-- Begin Material supplied --

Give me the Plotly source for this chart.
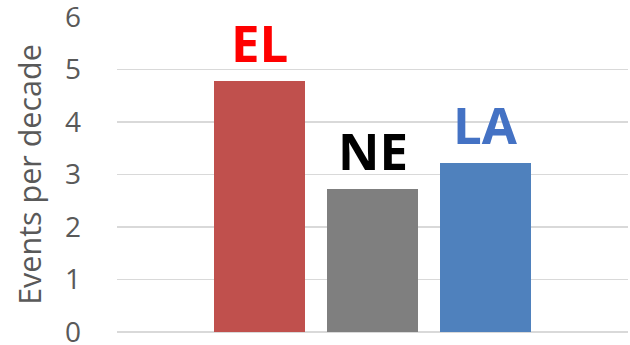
import plotly.graph_objects as go

categories = ["EL", "NE", "LA"]
values = [4.78, 2.72, 3.22]
bar_colors = ["#C0504D", "#7F7F7F", "#4F81BD"]
label_colors = ["#FF0000", "#000000", "#4472C4"]
y_ticks = [0, 1, 2, 3, 4, 5, 6]
y_title = "Events per decade"

xpos = list(range(len(categories)))

fig = go.Figure()
fig.add_trace(go.Bar(
    x=xpos, y=values, width=0.8,
    marker=dict(color=bar_colors, line=dict(width=0)),
    hoverinfo="skip", showlegend=False, cliponaxis=False,
))

for xi, v, c, col in zip(xpos, values, categories, label_colors):
    fig.add_annotation(
        x=xi, y=v, text="<b>%s</b>" % c, showarrow=False,
        xanchor="center", yanchor="bottom", yshift=2,
        font=dict(family="Open Sans", size=51, color=col),
    )

fig.update_layout(
    width=630, height=345,
    margin=dict(l=117, r=2, t=17, b=13),
    paper_bgcolor="white", plot_bgcolor="white",
    font=dict(family="Open Sans", color="#595959"),
    bargap=0,
)
fig.update_xaxes(
    range=[-1.255, 3.255], showticklabels=False, showgrid=False,
    zeroline=False, showline=False, ticks="", automargin=False,
)
fig.update_yaxes(
    range=[-0.0001, 6.0001], tickvals=y_ticks, ticktext=[str(t) for t in y_ticks],
    tickfont=dict(size=28, color="#595959"),
    showgrid=True, gridcolor="#D9D9D9", gridwidth=1.3,
    zeroline=True, zerolinecolor="#D9D9D9", zerolinewidth=1.3,
    showline=False, ticks="", ticklabelstandoff=35, automargin=False,
    ticklabeloverflow="allow",
    title=dict(text=y_title, font=dict(size=30.5, color="#595959"), standoff=14),
)

fig.write_html(
    "out.html",
    config={"displayModeBar": False, "staticPlot": True},
    post_script="document.body.style.margin='0';document.body.style.overflow='hidden';",
)
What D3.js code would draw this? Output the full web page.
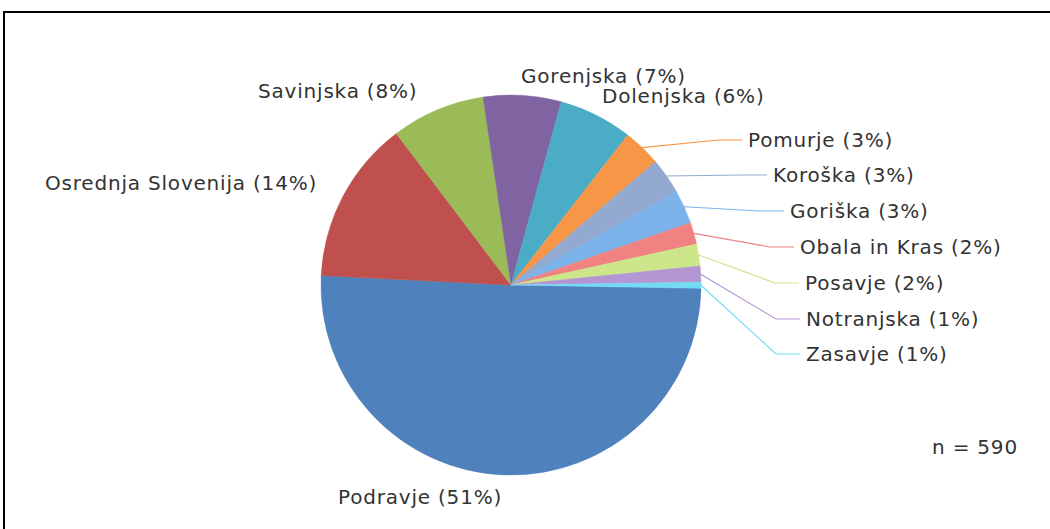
<!DOCTYPE html>
<html>
<head>
<meta charset="utf-8">
<script src="https://cdn.jsdelivr.net/npm/d3@7"></script>
<style>
  html, body { margin: 0; padding: 0; background: #fff; }
  svg { display: block; }
  .lbl { font-family: "DejaVu Sans", Verdana, sans-serif; font-size: 20px; letter-spacing: 0.8px; fill: #333; }
</style>
</head>
<body>
<div id="chart"></div>
<script>
// regions and respondent counts (n = 590)
const regions = ["Podravje", "Osrednja Slovenija", "Savinjska", "Gorenjska", "Dolenjska", "Pomurje",
  "Koroška", "Goriška", "Obala in Kras", "Posavje", "Notranjska", "Zasavje"];
const counts = [298, 82, 47, 39, 37, 19, 18, 17, 11, 11, 8, 3];
const percents = [51, 14, 8, 7, 6, 3, 3, 3, 2, 2, 1, 1];
const colors = ["#4f81bd", "#c0504d", "#9bbb59", "#8064a2", "#4bacc6", "#f79646",
  "#93a9cf", "#7cb3ea", "#f08282", "#cde68a", "#b396d3", "#72dbf4"];
const total = 590;

// label placement (left edge, vertical middle) and whether a leader line is drawn
const labelPos = [[338, 497], [45, 183], [258, 91], [521, 76], [602, 96], [748, 140],
  [773, 175], [790, 211], [800, 247], [805, 283], [806, 319], [806, 354]];
const leader = [false, false, false, false, false, true, true, true, true, true, true, true];

const width = 1050, height = 529;
const cx = 511, cy = 285, radius = 190;

const svg = d3.select("#chart").append("svg")
  .attr("width", width)
  .attr("height", height);

// frame
svg.append("rect")
  .attr("x", 4).attr("y", 12)
  .attr("width", 1200).attr("height", 700)
  .attr("fill", "none")
  .attr("stroke", "#000")
  .attr("stroke-width", 2);

const data = regions.map((r, i) => ({ name: r, value: counts[i], pct: percents[i], color: colors[i], i }));

const start = 91 * Math.PI / 180;
const pie = d3.pie().sort(null).value(d => d.value)
  .startAngle(start).endAngle(start + 2 * Math.PI);
const arcs = pie(data);

const arc = d3.arc().innerRadius(0).outerRadius(radius);

const g = svg.append("g").attr("transform", `translate(${cx},${cy})`);

g.selectAll("path.slice")
  .data(arcs)
  .enter()
  .append("path")
  .attr("class", "slice")
  .attr("d", arc)
  .attr("fill", d => d.data.color)
  .attr("stroke", d => d.data.color)
  .attr("stroke-width", 0.5);

// leader lines from slice edge to the label
const line = d3.line();
svg.selectAll("path.leader")
  .data(arcs.filter(d => leader[d.data.i]))
  .enter()
  .append("path")
  .attr("class", "leader")
  .attr("fill", "none")
  .attr("stroke", d => d.data.color)
  .attr("stroke-width", 1.2)
  .attr("d", d => {
    const mid = (d.startAngle + d.endAngle) / 2;
    const p0 = [cx + radius * Math.sin(mid), cy - radius * Math.cos(mid)];
    const [lx, ly] = labelPos[d.data.i];
    return line([p0, [lx - 30, ly], [lx - 6, ly]]);
  });

// labels
svg.selectAll("text.lbl")
  .data(data)
  .enter()
  .append("text")
  .attr("class", "lbl")
  .attr("x", d => labelPos[d.i][0])
  .attr("y", d => labelPos[d.i][1])
  .attr("dy", "0.35em")
  .text(d => `${d.name} (${d.pct}%)`);

svg.append("text")
  .attr("class", "lbl")
  .attr("x", 932)
  .attr("y", 447)
  .attr("dy", "0.35em")
  .text(`n = ${total}`);
</script>
</body>
</html>
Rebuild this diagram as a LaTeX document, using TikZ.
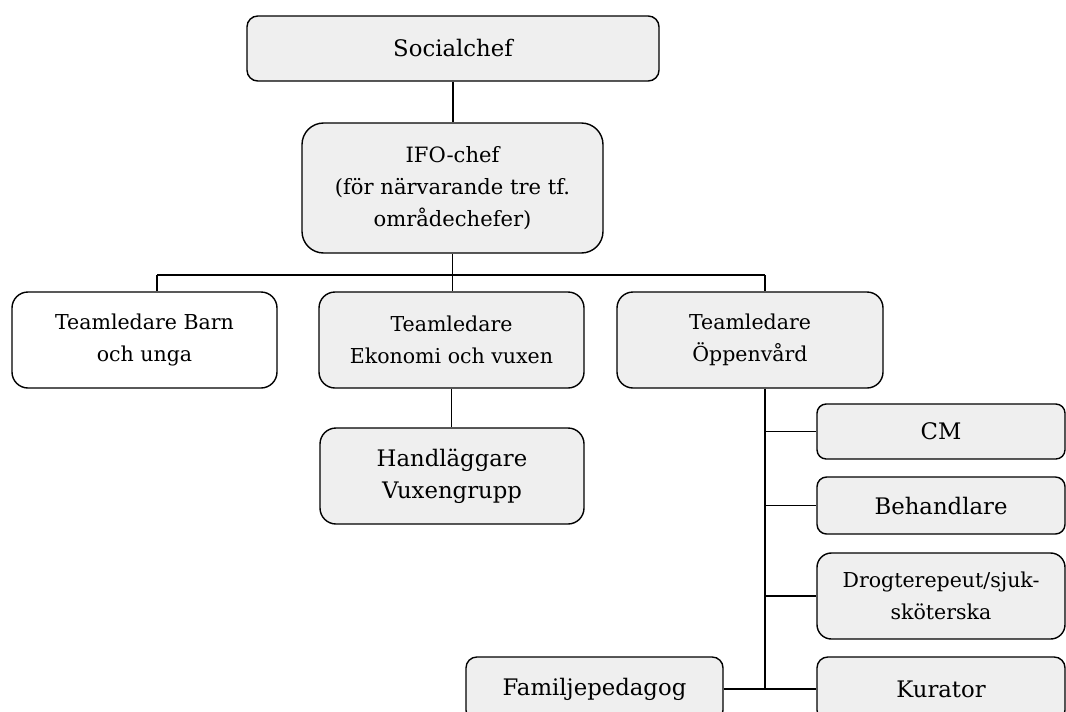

-- End Material supplied --

» **Goal**
Nothing but the lines from the start of the records above through the line with "xpos = list(range(len(categories)))" should be retyped, each exactly as written; leave out all pictures.

» **Complete response**
Give me the Plotly source for this chart.
import plotly.graph_objects as go

categories = ["EL", "NE", "LA"]
values = [4.78, 2.72, 3.22]
bar_colors = ["#C0504D", "#7F7F7F", "#4F81BD"]
label_colors = ["#FF0000", "#000000", "#4472C4"]
y_ticks = [0, 1, 2, 3, 4, 5, 6]
y_title = "Events per decade"

xpos = list(range(len(categories)))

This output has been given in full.